● **RECORDS SUPPLIED**:
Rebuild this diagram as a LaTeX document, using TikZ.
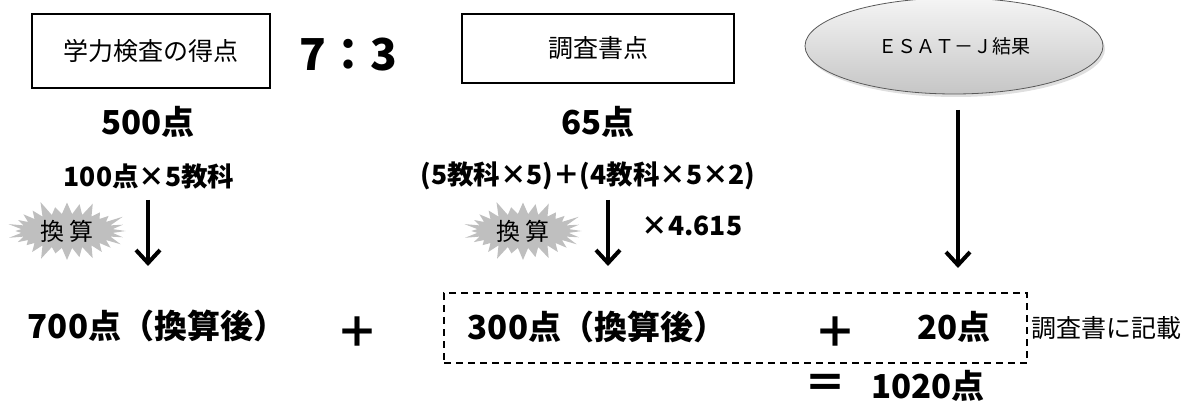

...

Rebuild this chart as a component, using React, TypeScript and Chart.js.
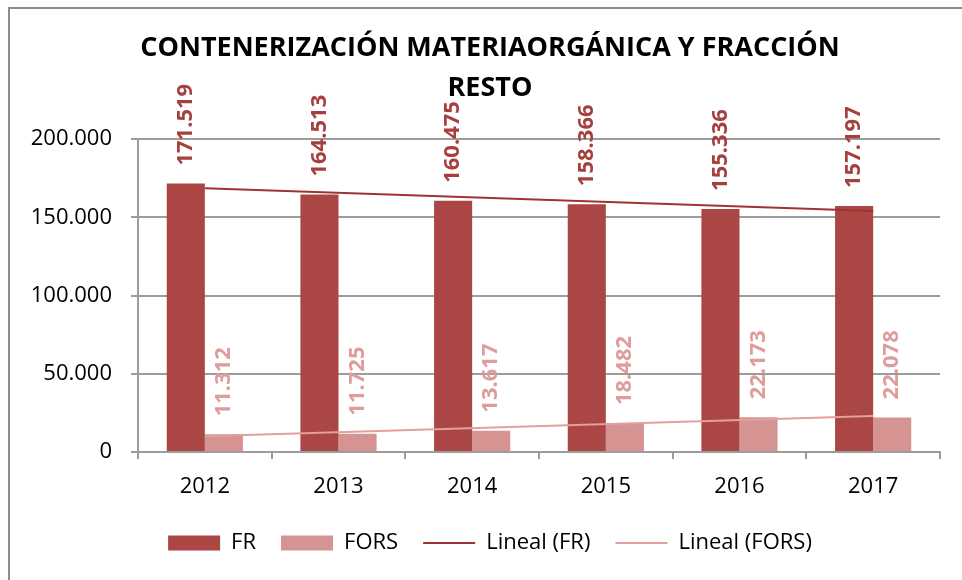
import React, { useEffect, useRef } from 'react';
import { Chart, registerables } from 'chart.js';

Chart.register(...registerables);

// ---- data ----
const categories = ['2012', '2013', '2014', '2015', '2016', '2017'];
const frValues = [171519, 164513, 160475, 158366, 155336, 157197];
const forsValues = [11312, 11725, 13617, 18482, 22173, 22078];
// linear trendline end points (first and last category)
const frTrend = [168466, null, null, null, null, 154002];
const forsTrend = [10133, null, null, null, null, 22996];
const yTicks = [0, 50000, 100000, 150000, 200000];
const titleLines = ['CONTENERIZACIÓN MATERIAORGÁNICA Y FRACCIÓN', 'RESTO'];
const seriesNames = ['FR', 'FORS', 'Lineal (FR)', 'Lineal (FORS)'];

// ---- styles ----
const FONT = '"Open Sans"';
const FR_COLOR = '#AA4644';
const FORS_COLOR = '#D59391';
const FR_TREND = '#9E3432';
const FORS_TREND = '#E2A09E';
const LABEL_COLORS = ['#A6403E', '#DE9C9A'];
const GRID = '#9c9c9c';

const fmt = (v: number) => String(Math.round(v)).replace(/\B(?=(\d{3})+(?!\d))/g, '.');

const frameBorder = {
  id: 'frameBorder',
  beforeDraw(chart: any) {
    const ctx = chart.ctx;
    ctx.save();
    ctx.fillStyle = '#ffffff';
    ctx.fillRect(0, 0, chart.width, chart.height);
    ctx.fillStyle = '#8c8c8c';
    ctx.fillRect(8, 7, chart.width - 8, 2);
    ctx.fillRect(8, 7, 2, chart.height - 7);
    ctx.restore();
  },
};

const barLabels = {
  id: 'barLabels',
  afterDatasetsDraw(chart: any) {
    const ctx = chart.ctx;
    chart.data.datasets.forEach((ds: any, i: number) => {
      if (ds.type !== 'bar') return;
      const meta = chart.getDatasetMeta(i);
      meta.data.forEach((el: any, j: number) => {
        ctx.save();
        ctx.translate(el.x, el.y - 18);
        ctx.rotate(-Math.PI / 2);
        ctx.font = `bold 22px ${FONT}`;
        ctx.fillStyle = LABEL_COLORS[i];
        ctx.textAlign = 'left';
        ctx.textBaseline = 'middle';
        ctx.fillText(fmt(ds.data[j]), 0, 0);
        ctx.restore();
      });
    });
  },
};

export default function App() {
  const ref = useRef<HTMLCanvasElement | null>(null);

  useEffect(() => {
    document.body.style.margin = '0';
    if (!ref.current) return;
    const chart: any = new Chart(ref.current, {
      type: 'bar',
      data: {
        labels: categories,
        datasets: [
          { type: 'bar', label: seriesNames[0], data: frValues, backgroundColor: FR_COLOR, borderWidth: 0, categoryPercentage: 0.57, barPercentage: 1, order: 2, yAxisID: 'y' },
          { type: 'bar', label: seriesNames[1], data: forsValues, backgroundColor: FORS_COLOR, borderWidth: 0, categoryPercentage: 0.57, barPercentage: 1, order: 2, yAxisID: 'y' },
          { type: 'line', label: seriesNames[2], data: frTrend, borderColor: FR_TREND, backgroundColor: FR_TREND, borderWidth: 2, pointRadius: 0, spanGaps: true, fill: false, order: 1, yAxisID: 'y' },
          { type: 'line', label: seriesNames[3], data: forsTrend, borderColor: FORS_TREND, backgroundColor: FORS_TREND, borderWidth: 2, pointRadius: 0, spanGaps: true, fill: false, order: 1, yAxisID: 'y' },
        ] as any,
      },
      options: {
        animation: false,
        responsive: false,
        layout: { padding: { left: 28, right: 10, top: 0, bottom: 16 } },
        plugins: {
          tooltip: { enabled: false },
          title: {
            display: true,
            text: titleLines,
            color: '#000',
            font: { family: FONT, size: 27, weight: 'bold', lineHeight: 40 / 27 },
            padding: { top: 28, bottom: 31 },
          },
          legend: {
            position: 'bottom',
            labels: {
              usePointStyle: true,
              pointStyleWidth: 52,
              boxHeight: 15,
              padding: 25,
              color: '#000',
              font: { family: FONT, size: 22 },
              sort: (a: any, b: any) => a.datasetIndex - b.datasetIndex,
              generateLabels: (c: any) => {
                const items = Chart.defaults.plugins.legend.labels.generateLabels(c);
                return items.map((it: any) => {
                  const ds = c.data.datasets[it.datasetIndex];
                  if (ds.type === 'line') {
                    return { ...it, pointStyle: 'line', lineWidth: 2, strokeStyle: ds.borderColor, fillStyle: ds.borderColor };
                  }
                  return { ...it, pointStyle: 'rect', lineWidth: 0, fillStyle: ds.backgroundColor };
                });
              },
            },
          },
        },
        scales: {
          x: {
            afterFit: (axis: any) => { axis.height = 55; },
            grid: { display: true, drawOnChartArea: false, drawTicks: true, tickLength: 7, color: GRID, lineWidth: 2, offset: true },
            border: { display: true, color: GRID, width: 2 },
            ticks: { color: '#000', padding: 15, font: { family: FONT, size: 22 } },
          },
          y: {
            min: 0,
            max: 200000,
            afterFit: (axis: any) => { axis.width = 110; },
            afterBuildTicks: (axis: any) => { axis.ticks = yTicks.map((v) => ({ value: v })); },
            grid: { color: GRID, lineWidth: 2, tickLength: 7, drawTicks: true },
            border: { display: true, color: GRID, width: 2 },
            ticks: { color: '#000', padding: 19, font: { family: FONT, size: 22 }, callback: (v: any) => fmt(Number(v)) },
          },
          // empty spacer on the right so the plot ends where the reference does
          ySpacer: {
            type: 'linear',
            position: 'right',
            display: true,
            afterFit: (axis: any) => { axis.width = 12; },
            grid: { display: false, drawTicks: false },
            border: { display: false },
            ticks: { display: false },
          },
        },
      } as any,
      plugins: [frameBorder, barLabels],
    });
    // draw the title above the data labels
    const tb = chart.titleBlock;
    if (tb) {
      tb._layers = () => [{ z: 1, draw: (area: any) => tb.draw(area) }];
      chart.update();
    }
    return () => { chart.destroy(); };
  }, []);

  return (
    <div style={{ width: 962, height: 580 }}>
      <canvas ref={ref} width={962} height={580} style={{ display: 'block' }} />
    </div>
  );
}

--

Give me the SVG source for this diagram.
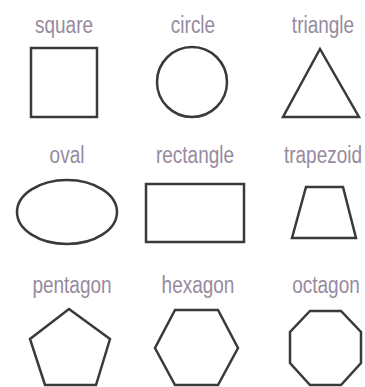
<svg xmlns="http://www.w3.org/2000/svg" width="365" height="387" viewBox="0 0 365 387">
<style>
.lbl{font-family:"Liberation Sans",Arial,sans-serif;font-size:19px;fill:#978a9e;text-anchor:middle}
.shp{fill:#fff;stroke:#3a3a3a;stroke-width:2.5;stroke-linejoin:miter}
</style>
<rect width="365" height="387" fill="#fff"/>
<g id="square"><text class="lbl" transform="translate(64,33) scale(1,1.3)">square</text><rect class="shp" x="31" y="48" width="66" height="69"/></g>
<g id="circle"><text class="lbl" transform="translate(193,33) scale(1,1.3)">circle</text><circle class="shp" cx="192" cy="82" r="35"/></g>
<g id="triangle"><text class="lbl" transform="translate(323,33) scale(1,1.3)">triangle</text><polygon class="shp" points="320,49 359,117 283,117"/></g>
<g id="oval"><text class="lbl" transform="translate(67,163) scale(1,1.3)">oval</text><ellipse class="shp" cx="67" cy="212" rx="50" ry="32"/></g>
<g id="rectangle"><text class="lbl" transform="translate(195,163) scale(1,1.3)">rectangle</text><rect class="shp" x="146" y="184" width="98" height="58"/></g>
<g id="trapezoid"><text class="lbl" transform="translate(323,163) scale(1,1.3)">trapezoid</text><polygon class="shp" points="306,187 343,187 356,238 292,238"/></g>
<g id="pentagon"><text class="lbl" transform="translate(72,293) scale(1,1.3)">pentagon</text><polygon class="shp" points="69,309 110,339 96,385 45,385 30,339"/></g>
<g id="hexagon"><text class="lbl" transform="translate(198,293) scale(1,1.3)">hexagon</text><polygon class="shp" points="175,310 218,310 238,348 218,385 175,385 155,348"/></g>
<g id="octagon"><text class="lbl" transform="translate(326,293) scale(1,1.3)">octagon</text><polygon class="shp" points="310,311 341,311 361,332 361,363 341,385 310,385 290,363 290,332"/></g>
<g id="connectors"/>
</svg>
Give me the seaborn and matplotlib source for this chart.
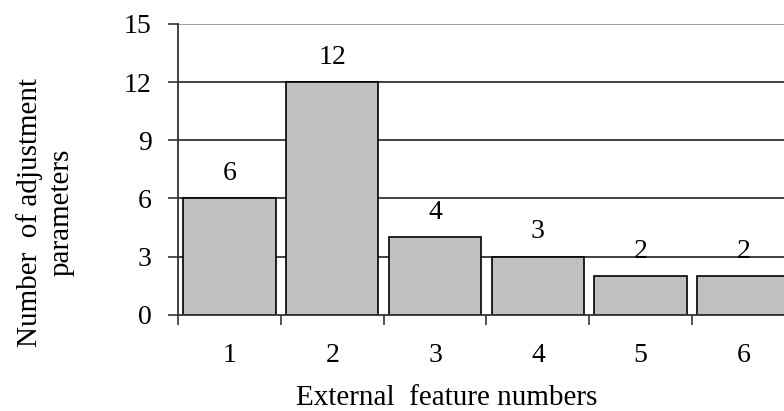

● **WORK INSTRUCTIONS**:
Count every line of the material above that holds the string "source", then state only the total.

● **CORRECT OUTPUT**:
2